DAY

Day 1 - East Coast 1999

August 13-25

We had started to plan this trip back in the winter of 97. Maybe it was the Ice Storm that had us thinking or the prospect of me quitting the government. What ever the reason, (it seems there were many) --You know the usual stuff -

...the kids are getting older and if we don't do it now, we probably won't ever if we wait too much longer, not at least as a family...

Michelle and I have traveled to both coasts before, but for the kids it was going to be their first time.

Realizing the size of our 20 foot travel trailer and combined with the limits of our car, we started looking for alternate modes to make our tour. Then a friend, Don came to the rescue with the loan of his RV. It was a 1975 GMC Class A Motorhome and had all the comforts of home. More on this latter but we all admitted (even weeks after we were home) that it definitely made the trip the success that it was.

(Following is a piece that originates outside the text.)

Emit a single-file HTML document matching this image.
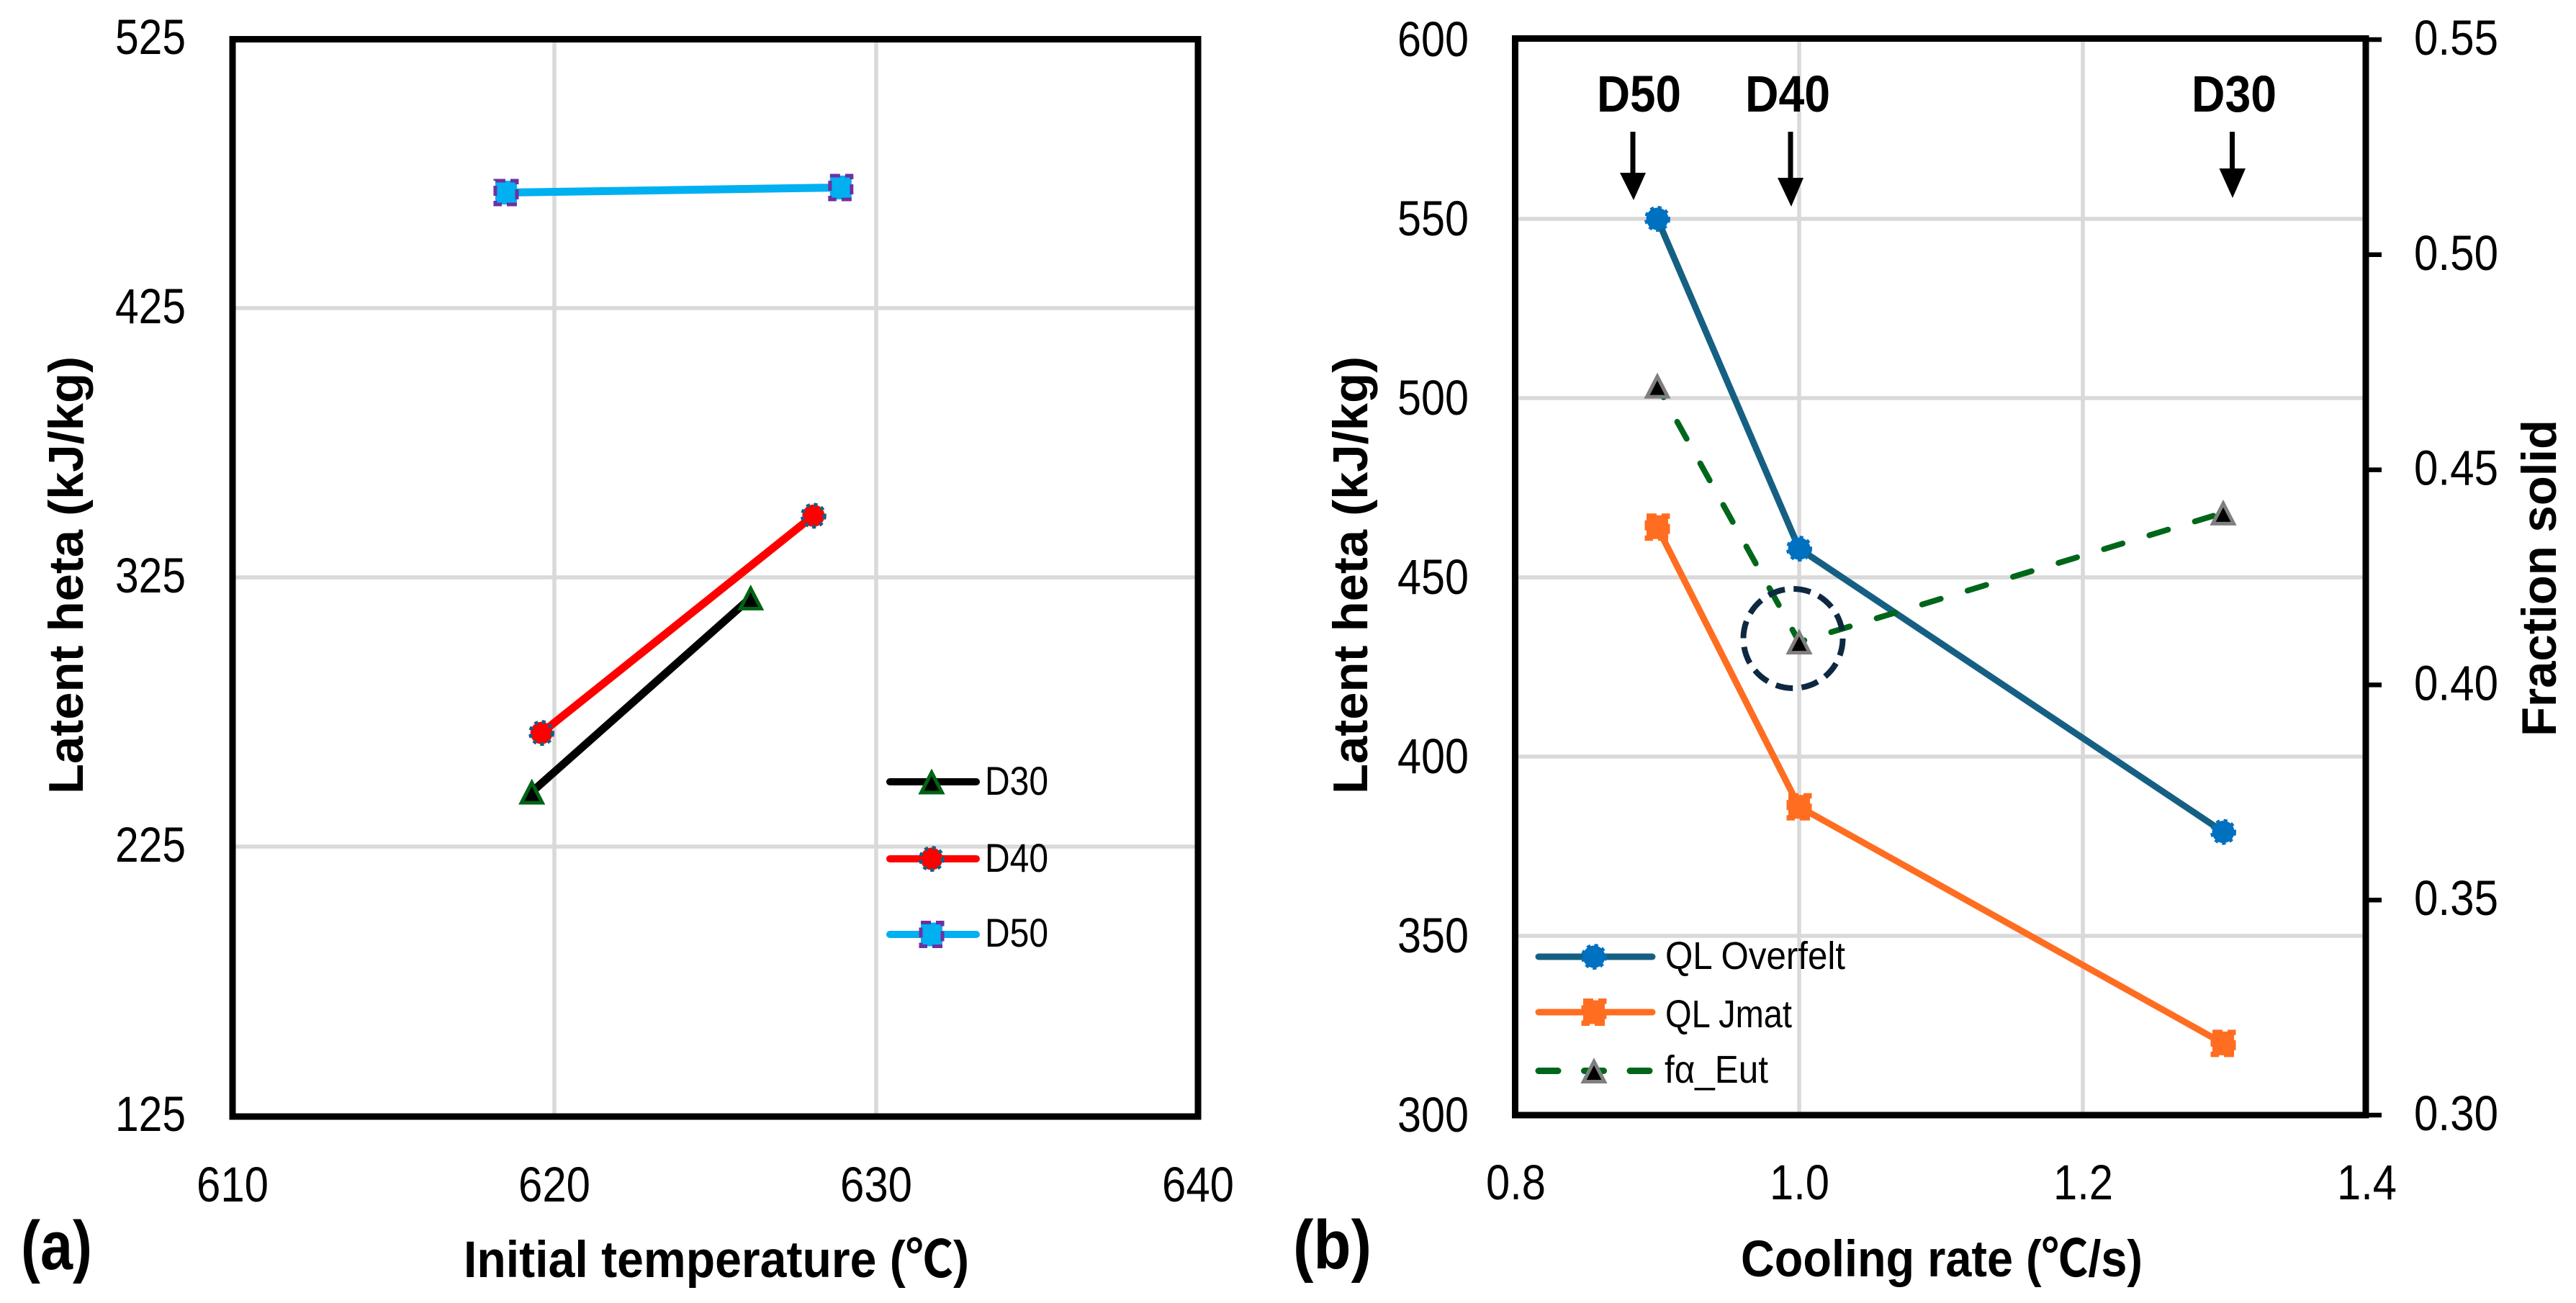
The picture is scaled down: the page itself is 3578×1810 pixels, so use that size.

Timing for our trip became a problem when both Niki and Matt had separate weeks at camp. They lived for 5 days on site at Upper Canada, dressing and acting the part of early settlers for the tourists. Then, with Michelle having to be back early before the start of school, we had to cut our summer trip down to 13 days. But it was packed full with lots of fun and laughs and the occasional tear.

We had a neighbour feed the cats, birds, fish and hamster and that took care of them all but our Black Lab. We took our big black monster 'Coal' ('...oh but he's such a cute little puppy...' ) - famous last words before he grew up – to Camp. (Camp is a code word for the kennel but don't tell him that).

 Coal, our 1.5 yr old Lab on the way to 'Camp'.

 dog1.jpg (17546 bytes)

Okay I'm ready, where is everyone else?

 The trip started in rain, so we figured we would try and make as many miles as we could. Then we hit Montreal rush hour at 5pm on a Friday, in the rain. The thought of making miles changed to 'who else can we talk to on the CB while were stuck here'. (This may have been a blessing since much of the time we were navigating the 8'2" wide RV along the narrow expressway flanked by transports either side. I'm sure the lanes were only 8'6". I didn't mind the slow traffic.)

We cruised on until nearly midnight putting the miles on and pulled in to Rivere du Loop. Even though the campground was closed for the night, the guy on the gate let us just pull up to a post and plug in for free as long as we were gone by 8 the next morning. Sleep came easy for us all.